- Venerated in: Haitian Vodou, Folk Catholicism, Dahomey, West African Vodun
- Attributes: White, brown, gold, crab, spears, shields, mirror, cigarettes

= Agassou =

A Vodun who guards the old traditions of Dahomey

Agassou (also Ati-A-Sou) is a Vodun who guards the old traditions of Dahomey in the West African Vodun religion and the rada loa of Haitian Vodou.

==Agassou: Royal Leopard King of Africa==
Agassou is the product of a divine mating—his mother was princess Aligbonu and is said to have mated with a leopard, giving birth to Agassou. Agassou is further noted as ruler and king of a particular sect in Africa that has come to be known as the Agasuvi (children of Agasu). In an act of incest with his mother, he had three sons. Their lineage, their royal regalia, and their legacy are still held by the Agasuvi of West Africa.

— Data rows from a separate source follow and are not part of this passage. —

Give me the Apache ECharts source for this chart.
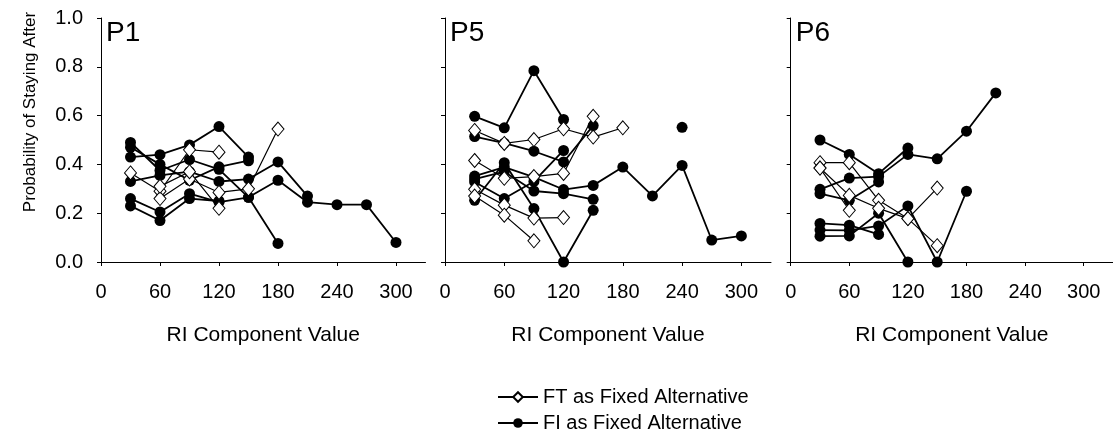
<!DOCTYPE html>
<html>
<head>
<meta charset="utf-8">
<title>Probability of Staying After</title>
<script src="https://cdn.jsdelivr.net/npm/echarts@6/dist/echarts.min.js"></script>
<style>
  html, body { margin: 0; padding: 0; background: #fff; }
  #main { width: 1113px; height: 437px; }
</style>
</head>
<body>
<div id="main"></div>
<script>
// tick labels
var xTicks = [0, 60, 120, 180, 240, 300];
var panelNames = ['P1', 'P5', 'P6'];

// P1 — FT (open diamonds) and FI (filled circles), each row is [RI value, probability]
var p1FT = [
  [[30, 0.365], [60, 0.29], [90, 0.46], [120, 0.45]],
  [[60, 0.26], [90, 0.34], [120, 0.285], [150, 0.30], [180, 0.545]],
  [[60, 0.31], [90, 0.37], [120, 0.22]]
];
var p1FI = [
  [[30, 0.43], [60, 0.44], [90, 0.48], [120, 0.555], [150, 0.43]],
  [[30, 0.49], [60, 0.375], [90, 0.42], [120, 0.38], [150, 0.265], [180, 0.076]],
  [[30, 0.47], [60, 0.40], [90, 0.335], [120, 0.39], [150, 0.415]],
  [[30, 0.33], [60, 0.355], [90, 0.37], [120, 0.33], [150, 0.34], [180, 0.41], [210, 0.27]],
  [[30, 0.26], [60, 0.205], [90, 0.28], [120, 0.245], [150, 0.265], [180, 0.335], [210, 0.245], [240, 0.235], [270, 0.235], [300, 0.08]],
  [[30, 0.23], [60, 0.17], [90, 0.26], [120, 0.25]]
];

// P5
var p5FT = [
  [[30, 0.539], [60, 0.486], [90, 0.502], [120, 0.546], [150, 0.512], [180, 0.55]],
  [[30, 0.416], [60, 0.343], [90, 0.35], [120, 0.363], [150, 0.597]],
  [[30, 0.298], [60, 0.233], [90, 0.18], [120, 0.182]],
  [[30, 0.27], [60, 0.192], [90, 0.087]]
];
var p5FI = [
  [[30, 0.597], [60, 0.55], [90, 0.784], [120, 0.584]],
  [[30, 0.514], [60, 0.487], [90, 0.454], [120, 0.41], [150, 0.559]],
  [[30, 0.352], [60, 0.389], [90, 0.348], [120, 0.297], [150, 0.314], [180, 0.389], [210, 0.271], [240, 0.396], [270, 0.09], [300, 0.107]],
  [[30, 0.328], [60, 0.26], [90, 0.33], [120, 0.457]],
  [[30, 0.253], [60, 0.407], [90, 0.219], [120, 0.0], [150, 0.212]],
  [[30, 0.34], [60, 0.37], [90, 0.291], [120, 0.28], [150, 0.257]],
  [[240, 0.552]]
];

// P6
var p6FT = [
  [[30, 0.407], [60, 0.407], [90, 0.253], [120, 0.178], [150, 0.067]],
  [[30, 0.385], [60, 0.273], [90, 0.22], [120, 0.178], [150, 0.303]],
  [[30, 0.385], [60, 0.212]]
];
var p6FI = [
  [[30, 0.5], [60, 0.441], [90, 0.362], [120, 0.467]],
  [[30, 0.298], [60, 0.344], [90, 0.35], [120, 0.441], [150, 0.423], [180, 0.536], [210, 0.693]],
  [[30, 0.28], [60, 0.253], [90, 0.328]],
  [[30, 0.131], [60, 0.13], [90, 0.148], [120, 0.23], [150, 0.0], [180, 0.29]],
  [[30, 0.106], [60, 0.107], [90, 0.2], [120, 0.0]],
  [[30, 0.158], [60, 0.151], [90, 0.113]]
];

var FT_NAME = 'FT as Fixed Alternative';
var FI_NAME = 'FI as Fixed Alternative';
var font = 'Liberation Sans, Arial, sans-serif';

var myChart = echarts.init(document.getElementById('main'), null, { renderer: 'canvas' });

var panels = [[p1FT, p1FI], [p5FT, p5FI], [p6FT, p6FI]];
var series = [];
panels.forEach(function (p, i) {
  p[0].forEach(function (d) {
    series.push({
      name: FT_NAME, type: 'line', xAxisIndex: i, yAxisIndex: i, data: d,
      symbol: 'diamond', symbolSize: [12, 14], z: 3,
      lineStyle: { color: '#000', width: 1.2 },
      itemStyle: { color: '#fff', borderColor: '#000', borderWidth: 1 }
    });
  });
  p[1].forEach(function (d) {
    series.push({
      name: FI_NAME, type: 'line', xAxisIndex: i, yAxisIndex: i, data: d,
      symbol: 'circle', symbolSize: 11, z: 2,
      lineStyle: { color: '#000', width: 1.8 },
      itemStyle: { color: '#000', borderColor: '#000', borderWidth: 0 }
    });
  });
});

var grids = [
  { left: 101, top: 18, width: 324.5, height: 244 },
  { left: 445, top: 18, width: 326, height: 244 },
  { left: 790.7, top: 18, width: 326, height: 244 }
];

var xAxes = grids.map(function (g, i) {
  return {
    type: 'value', gridIndex: i, min: 0, max: 330,
    name: 'RI Component Value', nameLocation: 'middle', nameGap: 63,
    nameTextStyle: { color: '#000', fontSize: 21, fontFamily: font },
    axisLine: { lineStyle: { color: '#000', width: 1 } },
    axisTick: { show: true, length: 4, customValues: xTicks, lineStyle: { color: '#000' } },
    axisLabel: { customValues: xTicks, color: '#000', fontSize: 20, fontFamily: font, margin: 20 },
    splitLine: { show: false }
  };
});

var yAxes = grids.map(function (g, i) {
  return {
    type: 'value', gridIndex: i, min: 0, max: 1, interval: 0.2,
    name: i === 0 ? 'Probability of Staying After' : '',
    nameLocation: 'middle', nameGap: 62,
    nameTextStyle: { color: '#000', fontSize: 17, fontFamily: font, padding: [0, 0, 0, 56] },
    axisLine: { show: true, lineStyle: { color: '#000', width: 1 } },
    axisTick: { show: true, length: 4, lineStyle: { color: '#000' } },
    axisLabel: {
      show: i === 0, color: '#000', fontSize: 20, fontFamily: font, margin: 18,
      formatter: function (v) { return v.toFixed(1); }
    },
    splitLine: { show: false }
  };
});

var titles = panelNames.map(function (t, i) {
  return {
    text: t, left: grids[i].left + 5, top: 19, padding: 0,
    textStyle: { color: '#000', fontSize: 28, fontWeight: 'normal', fontFamily: font }
  };
});

myChart.setOption({
  animation: false,
  backgroundColor: '#fff',
  title: titles,
  legend: {
    data: [FT_NAME, FI_NAME], orient: 'vertical', left: 497, top: 387, padding: 0,
    height: 60, itemWidth: 40, itemHeight: 12, itemGap: 6, selectedMode: false,
    textStyle: { color: '#000', fontSize: 20, fontFamily: font }
  },
  grid: grids,
  xAxis: xAxes,
  yAxis: yAxes,
  series: series
});
</script>
</body>
</html>
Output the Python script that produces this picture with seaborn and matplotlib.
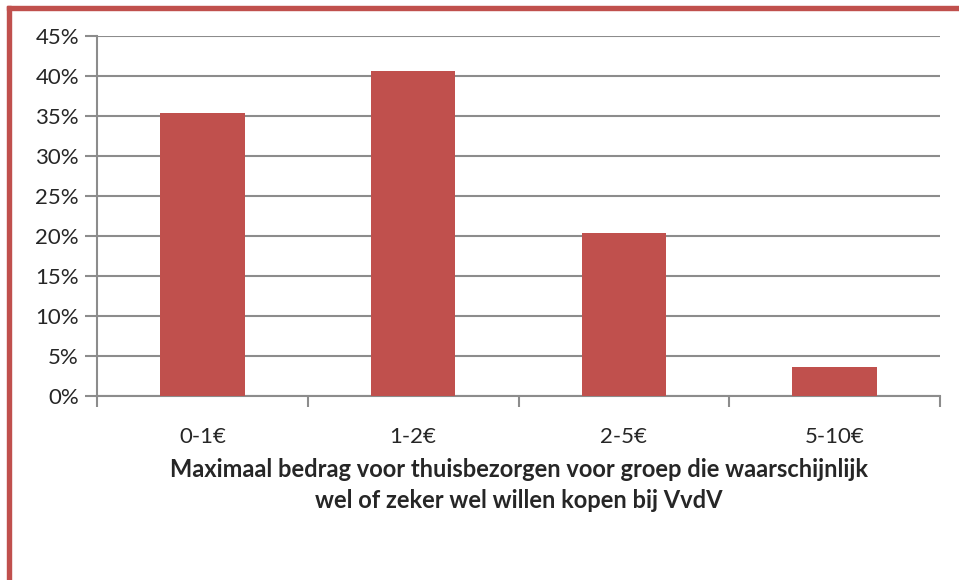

In that society, the men take their lineage from the clan of Agassou. His shield and his spear are still guarded today—gifts that are said to have been given to him by his angelic father. In the kingdom of Dahomey he is honored as their tohuio (ancestral spirit) along with his mother, Aligbonu. Together they form a dyad that serves as the creation story for Dahomean lineage.

Agassou is then the first human who can be traced back to see how he ascended to the status of loa. In the Priyere, he is called "Houngan Agassou de Bo Miwa" in honor of his work as both a priest/king and a magician. His spears and shield are still in ancient Dahomey which is Benin today.

In rada, he's referred to as Ati-Agassou; in petro Hougan Agassou.

In African oral chant from Benin, Agassou is depicted as the chosen one sent to Haiti by Ayida Wedo to bring the practice to her African children to ease their pain and sufferings from slavery. Agassou was given a crab for the journey.

His day is Thursday and his colors are brown and gold. Hougan (ou'k bon) meaning "you are the righteous one" or the mambo will invoke Agassou when money is needed in the temple; his specialty is making money out of cigarettes.